As I sat in the dean’s office for my on-campus interview, she looked over my CV and asked when I intended to finish my dissertation. Feigning confidence and smiling brightly, I said “hopefully next spring.” She informed me that if I planned to work at Lynchburg College for more than one year, it would be in my best interest to do more than just hope for a spring completion. While she explained this more matter-of-factly than harshly, all I heard was “finish your dissertation or you will be fired.” I have since been assured me that my apocalyptic interpretation was not correct. Nevertheless, it became my mantra: “finish or be fired.”

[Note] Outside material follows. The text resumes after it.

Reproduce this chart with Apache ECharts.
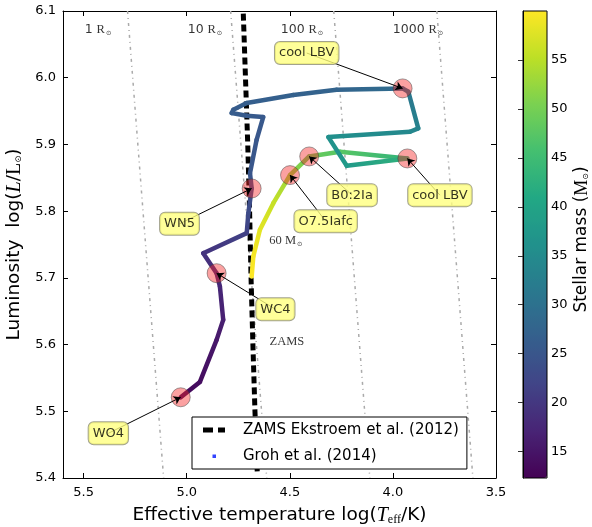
<!DOCTYPE html>
<html>
<head>
<meta charset="utf-8">
<script src="https://cdn.jsdelivr.net/npm/echarts@6.0.0/dist/echarts.min.js"></script>
<style>
  html, body { margin: 0; padding: 0; background: #fff; }
  #chart { width: 592px; height: 527px; }
</style>
</head>
<body>
<div id="chart"></div>
<script>
// evolutionary track of the 60 Msun model (Groh et al. 2014)
var trackLogT = [4.685, 4.677, 4.645, 4.580, 4.499, 4.406, 4.257, 3.930, 4.224, 4.313, 3.917, 3.877, 3.925, 3.953,
    4.273, 4.483, 4.709, 4.774, 4.782, 4.709, 4.629, 4.661, 4.693, 4.685, 4.701, 4.709, 4.920, 4.855, 4.839, 4.823, 4.855, 4.936, 5.029]
var trackLogL = [5.702, 5.732, 5.772, 5.812, 5.854, 5.882, 5.889, 5.879, 5.868, 5.911, 5.919, 5.924, 5.979, 5.984,
    5.982, 5.974, 5.962, 5.952, 5.947, 5.943, 5.941, 5.907, 5.857, 5.834, 5.797, 5.767, 5.737, 5.707, 5.687, 5.637, 5.607, 5.544, 5.521]
var trackMass = [60, 59.5, 58, 56, 52.5, 49, 47.5, 43, 38, 36, 34.5, 33.5, 31, 29,
    27.5, 27, 26.5, 26, 26, 25.8, 25.5, 25.2, 25, 24, 23, 21.5, 19.5, 18, 17.5, 16.5, 15.5, 14, 13]

// ZAMS (Ekstroem et al. 2012)
var zamsLogL = [5.41, 5.5, 5.6, 5.7, 5.8, 5.9, 6.0, 6.1]
var zamsLogT = [4.658, 4.669, 4.679, 4.688, 4.695, 4.704, 4.715, 4.726]

// constant radius lines
var radNames = ['1', '10', '100', '1000']
var radTopT = [5.287, 4.787, 4.287, 3.787]     // at log L = 6.1
var radBottomT = [5.112, 4.612, 4.112, 3.612]  // at log L = 5.4
var radLabelT = [5.430, 4.911, 4.441, 3.878]
var radLabelL = 6.0715

// spectral type annotations
var annoText = ['cool LBV', 'B0:2Ia', 'cool LBV', 'O7.5Iafc', 'WN5', 'WC4', 'WO4']
var annoBoxT = [4.418, 4.198, 3.772, 4.326, 5.035, 4.570, 5.380]
var annoBoxL = [6.037, 5.824, 5.824, 5.785, 5.781, 5.653, 5.467]
var starT = [3.953, 4.406, 3.930, 4.499, 4.685, 4.855, 5.029]
var starL = [5.984, 5.882, 5.879, 5.854, 5.834, 5.707, 5.521]

var xTicks = [3.5, 4.0, 4.5, 5.0, 5.5]
var massTicks = [15, 20, 25, 30, 35, 40, 45, 50, 55]
var massMin = 12.3, massMax = 60

var viridis = ['#440154', '#482475', '#414487', '#355f8d', '#2a788e', '#21918c',
    '#22a884', '#44bf70', '#7ad151', '#bddf26', '#fde725']

var massColor = function (m) {
    var t = (m - massMin) / (massMax - massMin)
    return echarts.color.lerp(Math.max(0, Math.min(1, t)), viridis)
}

var segs = []
for (var i = 0; i < trackLogT.length - 1; i++) {
    segs.push([trackLogT[i], trackLogL[i], trackLogT[i + 1], trackLogL[i + 1],
        (trackMass[i] + trackMass[i + 1]) / 2, trackMass[i], trackMass[i + 1]])
}

var serif = 'Liberation Serif'
var sans = 'DejaVu Sans'

var series = []
radNames.forEach(function (r, k) {
    series.push({
        type: 'line',
        name: 'R' + r,
        xAxisIndex: 0, yAxisIndex: 0,
        data: [[radTopT[k], 6.1], [radBottomT[k], 5.4]],
        showSymbol: false,
        silent: true,
        lineStyle: { color: '#aaaaaa', width: 1.5, type: [3, 4, 1, 4] },
        z: 1
    })
})
series.push({
    type: 'line',
    name: 'ZAMS Ekstroem et al. (2012)',
    data: zamsLogT.map(function (t, k) { return [t, zamsLogL[k]] }),
    showSymbol: false,
    lineStyle: { color: '#000', width: 5, type: [7, 4] },
    itemStyle: { color: '#000' },
    z: 2
})
var trackIndex = series.length
series.push({
    type: 'custom',
    name: 'Groh et al. (2014)',
    data: segs,
    encode: { x: [0, 2], y: [1, 3] },
    renderItem: function (params, api) {
        var p1 = api.coord([api.value(0), api.value(1)])
        var p2 = api.coord([api.value(2), api.value(3)])
        var grad = new echarts.graphic.LinearGradient(p1[0], p1[1], p2[0] + 0.01, p2[1] + 0.01, [
            { offset: 0, color: massColor(api.value(5)) },
            { offset: 1, color: massColor(api.value(6)) }
        ], true)
        return {
            type: 'line',
            shape: { x1: p1[0], y1: p1[1], x2: p2[0], y2: p2[1] },
            style: { stroke: grad, lineWidth: 4.5, lineCap: 'round' }
        }
    },
    z: 3
})
series.push({
    type: 'scatter',
    name: 'stars',
    data: starT.map(function (t, k) { return [t, starL[k]] }),
    symbolSize: 19,
    itemStyle: { color: 'rgba(245, 40, 40, 0.55)', borderColor: 'rgba(60, 60, 60, 0.6)', borderWidth: 1 },
    z: 4
})
series.push({
    type: 'lines',
    name: 'arrows',
    coordinateSystem: 'cartesian2d',
    data: annoBoxT.map(function (t, k) { return { coords: [[t, annoBoxL[k]], [starT[k], starL[k]]] } }),
    symbol: ['none', 'arrow'],
    symbolSize: [0, 7],
    lineStyle: { color: '#000', width: 1, opacity: 1 },
    silent: true,
    z: 5
})
series.push({
    type: 'scatter',
    name: 'boxes',
    data: annoBoxT.map(function (t, k) { return { value: [t, annoBoxL[k]], name: annoText[k] } }),
    symbolSize: 1,
    itemStyle: { color: 'transparent' },
    label: {
        show: true,
        position: 'inside',
        formatter: '{b}',
        fontFamily: sans,
        fontSize: 13,
        color: '#000',
        backgroundColor: '#ffff80',
        borderColor: '#8c8c70',
        borderWidth: 1,
        borderRadius: 5,
        padding: [5, 4, 4, 4]
    },
    z: 6
})
series.push({
    type: 'scatter',
    name: 'texts',
    data: radLabelT.map(function (t, k) {
        return { value: [t, radLabelL], label: { formatter: '{d|' + radNames[k] + '} {n|R}{s|⊙}' } }
    }).concat([
        { value: [4.519, 5.755], label: { formatter: '{n|60 M}{s|⊙}' } },
        { value: [4.514, 5.604], label: { formatter: '{n|ZAMS}' } }
    ]),
    symbolSize: 1,
    itemStyle: { color: 'transparent' },
    label: {
        show: true,
        position: 'inside',
        rich: {
            d: { fontFamily: sans, fontSize: 12.5, color: '#000' },
            n: { fontFamily: serif, fontSize: 12.5, color: '#000' },
            s: { fontFamily: sans, fontSize: 6.5, color: '#000', padding: [7, 0, 0, 1] }
        }
    },
    z: 6
})

var axisBlack = { lineStyle: { color: '#000', width: 1 } }
var chart = echarts.init(document.getElementById('chart'))
chart.setOption({
    animation: false,
    textStyle: { fontFamily: sans },
    grid: [
        { left: 63, right: 96, top: 11, bottom: 49, outerBoundsMode: 'none' },
        { left: 523, right: 45, top: 11, bottom: 49, outerBoundsMode: 'none', show: true, borderColor: '#000', borderWidth: 1, backgroundColor: 'transparent', z: 10 }
    ],
    xAxis: [{
        gridIndex: 0, type: 'value', min: 3.5, max: 5.6, inverse: true, position: 'bottom',
        axisLine: axisBlack,
        axisTick: { inside: true, length: 5, customValues: xTicks, lineStyle: { color: '#000' } },
        axisLabel: { customValues: xTicks, formatter: function (v) { return v.toFixed(1) }, fontSize: 13, color: '#000', margin: 8 },
        splitLine: { show: false },
        name: 'Effective temperature log({i|T}{s|eff}/K)',
        nameLocation: 'middle',
        nameGap: 27,
        nameTextStyle: {
            fontSize: 18.5, color: '#000',
            rich: {
                i: { fontFamily: serif, fontStyle: 'italic', fontSize: 20, color: '#000' },
                s: { fontFamily: serif, fontSize: 12, color: '#000', padding: [9, 0, 0, 0] }
            }
        }
    }, {
        gridIndex: 0, type: 'value', min: 3.5, max: 5.6, inverse: true, position: 'top',
        axisLine: axisBlack,
        axisTick: { inside: true, length: 5, customValues: xTicks, lineStyle: { color: '#000' } },
        axisLabel: { show: false },
        splitLine: { show: false }
    }, {
        gridIndex: 1, type: 'value', min: 0, max: 1, show: false
    }],
    yAxis: [{
        gridIndex: 0, type: 'value', min: 5.4, max: 6.1, interval: 0.1, position: 'left',
        axisLine: axisBlack,
        axisTick: { inside: true, length: 5, lineStyle: { color: '#000' } },
        axisLabel: { formatter: function (v) { return v.toFixed(1) }, fontSize: 13, color: '#000', margin: 7 },
        splitLine: { show: false },
        name: 'Luminosity  log({i|L}/{r|L}{s|⊙})',
        nameLocation: 'middle',
        nameRotate: 90,
        nameGap: 35,
        nameTextStyle: {
            fontSize: 18.5, color: '#000',
            rich: {
                i: { fontFamily: serif, fontStyle: 'italic', fontSize: 20, color: '#000' },
                r: { fontFamily: serif, fontSize: 20, color: '#000' },
                s: { fontSize: 8.5, color: '#000', padding: [9, 0, 0, 0] }
            }
        }
    }, {
        gridIndex: 0, type: 'value', min: 5.4, max: 6.1, interval: 0.1, position: 'right',
        axisLine: axisBlack,
        axisTick: { inside: true, length: 5, lineStyle: { color: '#000' } },
        axisLabel: { show: false },
        splitLine: { show: false }
    }, {
        gridIndex: 1, type: 'value', min: massMin, max: massMax, position: 'right',
        axisLine: axisBlack,
        axisTick: { inside: true, length: 5, customValues: massTicks, lineStyle: { color: '#333' } },
        axisLabel: { customValues: massTicks, fontSize: 13, color: '#000', margin: 4 },
        splitLine: { show: false },
        name: 'Stellar mass ({n|M}{s|⊙})',
        nameLocation: 'middle',
        nameRotate: 90,
        nameGap: 26,
        nameTextStyle: {
            fontSize: 17, color: '#000', padding: [0, 0, 0, 10],
            rich: {
                n: { fontFamily: serif, fontSize: 18, color: '#000' },
                s: { fontSize: 8, color: '#000', padding: [8, 0, 0, 0] }
            }
        },
        z: 10
    }],
    visualMap: {
        type: 'continuous',
        seriesIndex: trackIndex,
        dimension: 4,
        min: massMin,
        max: massMax,
        calculable: false,
        text: null,
        showLabel: false,
        left: 523,
        top: 11,
        padding: 0,
        itemWidth: 24,
        itemHeight: 467,
        inRange: { color: viridis },
        hoverLink: false
    },
    legend: {
        orient: 'vertical',
        left: 192,
        top: 417,
        padding: [5, 8, 5, 11],
        itemWidth: 35,
        itemHeight: 14,
        itemGap: 10,
        backgroundColor: '#fff',
        borderColor: '#000',
        borderWidth: 1,
        borderRadius: 0,
        textStyle: { fontSize: 15, color: '#000', lineHeight: 16 },
        data: [
            { name: 'ZAMS Ekstroem et al. (2012)', icon: 'path://M0,0L0,0M35,14L35,14M0,4.5h10v5h-10zM15,4.5h7v5h-7z', itemStyle: { color: '#000' } },
            { name: 'Groh et al. (2014)', icon: 'path://M0,0L0,0M35,14L35,14M9.5,5.5h3.5v3.5h-3.5z', itemStyle: { color: '#3344ff' } }
        ],
        selectedMode: false
    },
    series: series
})
</script>
</body>
</html>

Having a definite end date—not necessarily one that ends in your termination—will help keep you on track in the writing process. Speak with your advisor, dean, and department chair to determine an absolute timeframe. The more concrete, the better. Knowing you have until a specific day to complete the dissertation . . . or else . . . is likely to increase your motivation.

Setup Daily Writing “Chunks”

The first year in an academic position is a significant change from graduate school. New responsibilities in advising, committee work, and teaching can be overwhelming and time consuming. Therefore, it is important to find chunks of time during the week that are dedicated solely to writing. These blocks should be uninterrupted by students, colleagues, and meetings. Some suggest closing the office door or leaving campus to find quiet. My advice is to start early in the morning as college students—and some professors—tend to not surface until later in the day.

Write Every Day

When I was a graduate student, one of my professors invited a preeminent academic to our class to discuss the writing process. This renowned scholar, and author of several award-winning books, summed up his advice in three words: “write every day.” Accordingly, writing is like working out: it is easier to stay in shape than to get in shape. Maintaining a daily writing regiment will thus help you stay in “writing shape.”

Furthermore, he advised us to learn to write in small time chunks. While having hours of uninterrupted time for writing is ideal, it is more often a luxury than a reality. Therefore, he promoted writing in smaller intervals. For example, if you have twenty minutes to spare before a meeting, craft a few sentences. Have ten minutes before class? Edit a paragraph.

To be honest, I balked when I first heard this advice. This could never work for me, I thought; I needed hours to marinate my ideas and perfect my word choices. However, I quickly realized the impracticability of having hours of undisturbed time to write. The small-interval-writing may not be perfect, but it will help move you toward the goal of finishing.

Cap Your Prep Time

This advice comes into play when you do not want to write, hate your dissertation, and start considering a new occupation. If in this mindset, it is likely you will find any semi-productive task to evade writing. Preparing for teaching offers a good distraction. More than once I spent hours planning a single class, actively avoiding writing. For example, when prepping for a lecture on the 1936 Berlin Olympics, I spent two hours locating images to complement the content. The first twenty images of Nazi propaganda I found simply would not suffice. By spending over four hours on the lecture, I feigned productivity when in actuality I was dodging my dissertation. As my advisor adeptly noted, one can spend an infinite amount of time preparing lecture. Hence, you must cap the time.

In The Effective, Efficient Professor: Teaching Scholarship and Service, Phillip C. Wankat provides a wealth of information for new faculty. In terms of lecture preparation, he suggests that professors should aim for two hours of prep for a one hour lecture. Moreover, over preparing is a common mistake of new faculty. Therefore, if the Berlin lecture should only take two hours to plan, stop after two hours.

Establish Deadlines, Preferably with an Advisor

At this point in your academic career, you presumably have an advisor, and hopefully a good one. I was very fortunate to have a fantastic (and pragmatic) mentor who kept me on task. Before I departed for Lynchburg College, we established hard deadlines. She expected a chapter a month, no exceptions. Even though I was hundreds of miles away in Virginia, I feared not meeting this target. Establishing concrete deadlines with someone you respect—someone you do not want to let down—will help you complete the project.

Hand-in-hand with the hard deadlines, keeping in consistent contact with your advisor is helpful. Also before leaving for Virginia, my advisor informed me that we would communicate on a bi-weekly basis. Furthermore, we would do this through whichever technology I found most uncomfortable. Fortunately FaceTime was not a popular communication medium at the time. We decided I would call her every-other-Monday to check in and report my progress. Because I did not want to disappoint her over the phone, I worked to ensure I always had something to relay.

Maintain Contact with the Graduate Program

If you are paying tuition while working, see if you can enroll in courses other than independent studies. One of my tech savvy committee members generously agreed to allow me to participate in a writing seminar from afar. Every Thursday I skyped into the class and she projected my face onto the screen. It was a somewhat awkward experience, albeit a useful one.

“The Best Dissertation is a Done Dissertation”

The dissertation is not your life’s work. Nor should it be. Know that you will not read every related piece of secondary literature, comb through every archive, or interview every historical actor. This is ok. Plus, it is what the book is for.

Completing a dissertation, regardless of location or occupation, is a difficult task. Hopefully using some of the aforementioned techniques can help you move toward finishing.